To be done:
Below is a listing to transcribe in full and exactly; keep the pictures out.
═════ Data for the task
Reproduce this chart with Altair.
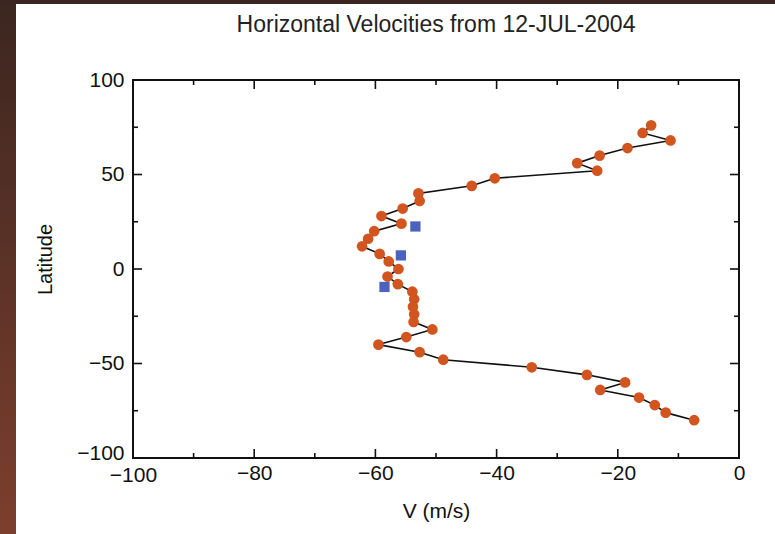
import altair as alt
import pandas as pd

# ---- data ----
lat = [76, 72, 68, 64, 60, 56, 52, 48, 44, 40, 36, 32, 28, 24, 20, 16, 12, 8, 4, 0,
       -4, -8, -12, -16, -20, -24, -28, -32, -36, -40, -44, -48, -52, -56, -60, -64,
       -68, -72, -76, -80]
vel = [-14.5, -15.9, -11.3, -18.4, -23.0, -26.7, -23.4, -40.3, -44.1, -52.9, -52.7,
       -55.5, -59.0, -55.7, -60.2, -61.2, -62.2, -59.3, -57.8, -56.2, -58.0, -56.3,
       -53.9, -53.6, -53.8, -53.6, -53.7, -50.6, -54.9, -59.5, -52.7, -48.8, -34.2,
       -25.1, -18.8, -22.9, -16.5, -13.9, -12.1, -7.4]
sq_lat = [22.5, 7.2, -9.5]
sq_vel = [-53.4, -55.8, -58.5]

x_major = [-100, -80, -60, -40, -20, 0]
x_minor = [-90, -70, -50, -30, -10]
y_major = [-100, -50, 0, 50, 100]
y_minor = [-75, -25, 25, 75]

title_text = "Horizontal Velocities from 12-JUL-2004"

W, H = 606, 378
FONT = "Liberation Sans"
ORANGE = "#d2541e"
BLUE = "#4b63bd"

df = pd.DataFrame({"V": vel, "Latitude": lat, "idx": list(range(len(lat)))})
sq = pd.DataFrame({"V": sq_vel, "Latitude": sq_lat})
one = pd.DataFrame({"a": [0]})

xs = alt.Scale(domain=[-100, 0], nice=False, zero=False)
ys = alt.Scale(domain=[-100, 100], nice=False, zero=False)

x_axis = alt.Axis(values=x_major, ticks=False, domain=False, grid=False,
                  labelFont=FONT, labelFontSize=21, labelColor="#111",
                  labelPadding={"expr": "datum.value == -100 ? 6 : 4"},
                  labelFlush=False, labelOverlap=False,
                  title="V (m/s)", titleFont=FONT, titleFontSize=21, titleFontWeight="normal",
                  titleColor="#111", titleX=W / 2, titleY=59, titleAlign="center",
                  titleBaseline="alphabetic")
y_axis = alt.Axis(values=y_major, ticks=False, domain=False, grid=False,
                  labelFont=FONT, labelFontSize=21, labelColor="#111", labelPadding=9,
                  labelOffset={"expr": "datum.value == -100 ? -5 : 0"},
                  labelFlush=False, labelOverlap=False,
                  title="Latitude", titleFont=FONT, titleFontSize=20, titleFontWeight="normal",
                  titleColor="#111", titleX=-88, titleY=179, titleAngle=270,
                  titleAlign="center", titleBaseline="middle")


def X(field):
    return alt.X(field, scale=xs, axis=x_axis, title="V (m/s)")


def Y(field):
    return alt.Y(field, scale=ys, axis=y_axis, title="Latitude")


# decorative frame of the slide
strip = alt.Chart(one).mark_rect(
    color=alt.LinearGradient(
        gradient="linear",
        stops=[alt.GradientStop(color="#3b2620", offset=0),
               alt.GradientStop(color="#7d3f2d", offset=1)],
        x1=0, x2=0, y1=0, y2=1),
    clip=False,
).encode(x=alt.value(-133), x2=alt.value(-117), y=alt.value(-80), y2=alt.value(454))
topbar = alt.Chart(one).mark_rect(color="#3a2621", clip=False).encode(
    x=alt.value(-133), x2=alt.value(642), y=alt.value(-80), y2=alt.value(-76))


def xticks(vals, length):
    d = pd.DataFrame({"V": vals})
    bot = alt.Chart(d).mark_rule(color="#111", strokeWidth=1.6).encode(
        x=X("V:Q"), y=alt.value(H), y2=alt.value(H - length))
    top = alt.Chart(d).mark_rule(color="#111", strokeWidth=1.6).encode(
        x=X("V:Q"), y=alt.value(0), y2=alt.value(length))
    return [bot, top]


def yticks(vals, length):
    d = pd.DataFrame({"Latitude": vals})
    left = alt.Chart(d).mark_rule(color="#111", strokeWidth=1.6).encode(
        y=Y("Latitude:Q"), x=alt.value(0), x2=alt.value(length))
    right = alt.Chart(d).mark_rule(color="#111", strokeWidth=1.6).encode(
        y=Y("Latitude:Q"), x=alt.value(W), x2=alt.value(W - length))
    return [left, right]


line = alt.Chart(df).mark_line(color="#111", strokeWidth=1.6).encode(
    x=X("V:Q"), y=Y("Latitude:Q"), order="idx:Q")

tick_layers = xticks(x_major, 9) + xticks(x_minor, 5) + yticks(y_major, 9) + yticks(y_minor, 5)

pts = alt.Chart(df).mark_circle(color=ORANGE, size=115, opacity=1).encode(
    x=X("V:Q"), y=Y("Latitude:Q"))
sqs = alt.Chart(sq).mark_square(color=BLUE, size=105, opacity=1).encode(
    x=X("V:Q"), y=Y("Latitude:Q"))

title = alt.Chart(one).mark_text(
    text=title_text, font=FONT, fontSize=23, color="#222",
    align="center", baseline="alphabetic", clip=False,
).encode(x=alt.value(W / 2), y=alt.value(-48))

chart = alt.layer(strip, topbar, line, *tick_layers, pts, sqs, title).properties(
    width=W, height=H,
    autosize=alt.AutoSizeParams(type="none"),
    padding={"left": 133, "top": 80, "right": 36, "bottom": 76},
    background="white",
).configure_view(stroke="#111", strokeWidth=2)

chart.save("out.html", embed_options={"renderer": "svg", "actions": False})
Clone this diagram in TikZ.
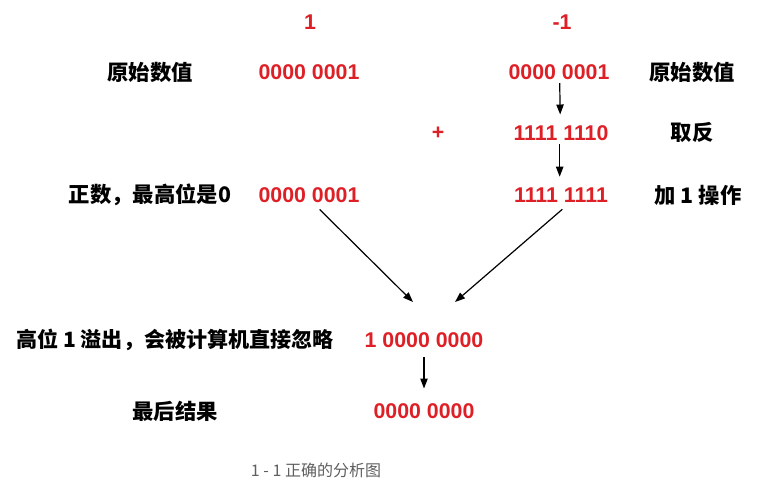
══════════
Answer to this problem:
Reproduce this chart with Altair.
import altair as alt
import pandas as pd

# ---- data ----
lat = [76, 72, 68, 64, 60, 56, 52, 48, 44, 40, 36, 32, 28, 24, 20, 16, 12, 8, 4, 0,
       -4, -8, -12, -16, -20, -24, -28, -32, -36, -40, -44, -48, -52, -56, -60, -64,
       -68, -72, -76, -80]
vel = [-14.5, -15.9, -11.3, -18.4, -23.0, -26.7, -23.4, -40.3, -44.1, -52.9, -52.7,
       -55.5, -59.0, -55.7, -60.2, -61.2, -62.2, -59.3, -57.8, -56.2, -58.0, -56.3,
       -53.9, -53.6, -53.8, -53.6, -53.7, -50.6, -54.9, -59.5, -52.7, -48.8, -34.2,
       -25.1, -18.8, -22.9, -16.5, -13.9, -12.1, -7.4]
sq_lat = [22.5, 7.2, -9.5]
sq_vel = [-53.4, -55.8, -58.5]

x_major = [-100, -80, -60, -40, -20, 0]
x_minor = [-90, -70, -50, -30, -10]
y_major = [-100, -50, 0, 50, 100]
y_minor = [-75, -25, 25, 75]

title_text = "Horizontal Velocities from 12-JUL-2004"

W, H = 606, 378
FONT = "Liberation Sans"
ORANGE = "#d2541e"
BLUE = "#4b63bd"

df = pd.DataFrame({"V": vel, "Latitude": lat, "idx": list(range(len(lat)))})
sq = pd.DataFrame({"V": sq_vel, "Latitude": sq_lat})
one = pd.DataFrame({"a": [0]})

xs = alt.Scale(domain=[-100, 0], nice=False, zero=False)
ys = alt.Scale(domain=[-100, 100], nice=False, zero=False)

x_axis = alt.Axis(values=x_major, ticks=False, domain=False, grid=False,
                  labelFont=FONT, labelFontSize=21, labelColor="#111",
                  labelPadding={"expr": "datum.value == -100 ? 6 : 4"},
                  labelFlush=False, labelOverlap=False,
                  title="V (m/s)", titleFont=FONT, titleFontSize=21, titleFontWeight="normal",
                  titleColor="#111", titleX=W / 2, titleY=59, titleAlign="center",
                  titleBaseline="alphabetic")
y_axis = alt.Axis(values=y_major, ticks=False, domain=False, grid=False,
                  labelFont=FONT, labelFontSize=21, labelColor="#111", labelPadding=9,
                  labelOffset={"expr": "datum.value == -100 ? -5 : 0"},
                  labelFlush=False, labelOverlap=False,
                  title="Latitude", titleFont=FONT, titleFontSize=20, titleFontWeight="normal",
                  titleColor="#111", titleX=-88, titleY=179, titleAngle=270,
                  titleAlign="center", titleBaseline="middle")


def X(field):
    return alt.X(field, scale=xs, axis=x_axis, title="V (m/s)")


def Y(field):
    return alt.Y(field, scale=ys, axis=y_axis, title="Latitude")


# decorative frame of the slide
strip = alt.Chart(one).mark_rect(
    color=alt.LinearGradient(
        gradient="linear",
        stops=[alt.GradientStop(color="#3b2620", offset=0),
               alt.GradientStop(color="#7d3f2d", offset=1)],
        x1=0, x2=0, y1=0, y2=1),
    clip=False,
).encode(x=alt.value(-133), x2=alt.value(-117), y=alt.value(-80), y2=alt.value(454))
topbar = alt.Chart(one).mark_rect(color="#3a2621", clip=False).encode(
    x=alt.value(-133), x2=alt.value(642), y=alt.value(-80), y2=alt.value(-76))


def xticks(vals, length):
    d = pd.DataFrame({"V": vals})
    bot = alt.Chart(d).mark_rule(color="#111", strokeWidth=1.6).encode(
        x=X("V:Q"), y=alt.value(H), y2=alt.value(H - length))
    top = alt.Chart(d).mark_rule(color="#111", strokeWidth=1.6).encode(
        x=X("V:Q"), y=alt.value(0), y2=alt.value(length))
    return [bot, top]


def yticks(vals, length):
    d = pd.DataFrame({"Latitude": vals})
    left = alt.Chart(d).mark_rule(color="#111", strokeWidth=1.6).encode(
        y=Y("Latitude:Q"), x=alt.value(0), x2=alt.value(length))
    right = alt.Chart(d).mark_rule(color="#111", strokeWidth=1.6).encode(
        y=Y("Latitude:Q"), x=alt.value(W), x2=alt.value(W - length))
    return [left, right]


line = alt.Chart(df).mark_line(color="#111", strokeWidth=1.6).encode(
    x=X("V:Q"), y=Y("Latitude:Q"), order="idx:Q")

tick_layers = xticks(x_major, 9) + xticks(x_minor, 5) + yticks(y_major, 9) + yticks(y_minor, 5)

pts = alt.Chart(df).mark_circle(color=ORANGE, size=115, opacity=1).encode(
    x=X("V:Q"), y=Y("Latitude:Q"))
sqs = alt.Chart(sq).mark_square(color=BLUE, size=105, opacity=1).encode(
    x=X("V:Q"), y=Y("Latitude:Q"))

title = alt.Chart(one).mark_text(
    text=title_text, font=FONT, fontSize=23, color="#222",
    align="center", baseline="alphabetic", clip=False,
).encode(x=alt.value(W / 2), y=alt.value(-48))

chart = alt.layer(strip, topbar, line, *tick_layers, pts, sqs, title).properties(
    width=W, height=H,
    autosize=alt.AutoSizeParams(type="none"),
    padding={"left": 133, "top": 80, "right": 36, "bottom": 76},
    background="white",
).configure_view(stroke="#111", strokeWidth=2)

chart.save("out.html", embed_options={"renderer": "svg", "actions": False})
Clone this diagram in TikZ.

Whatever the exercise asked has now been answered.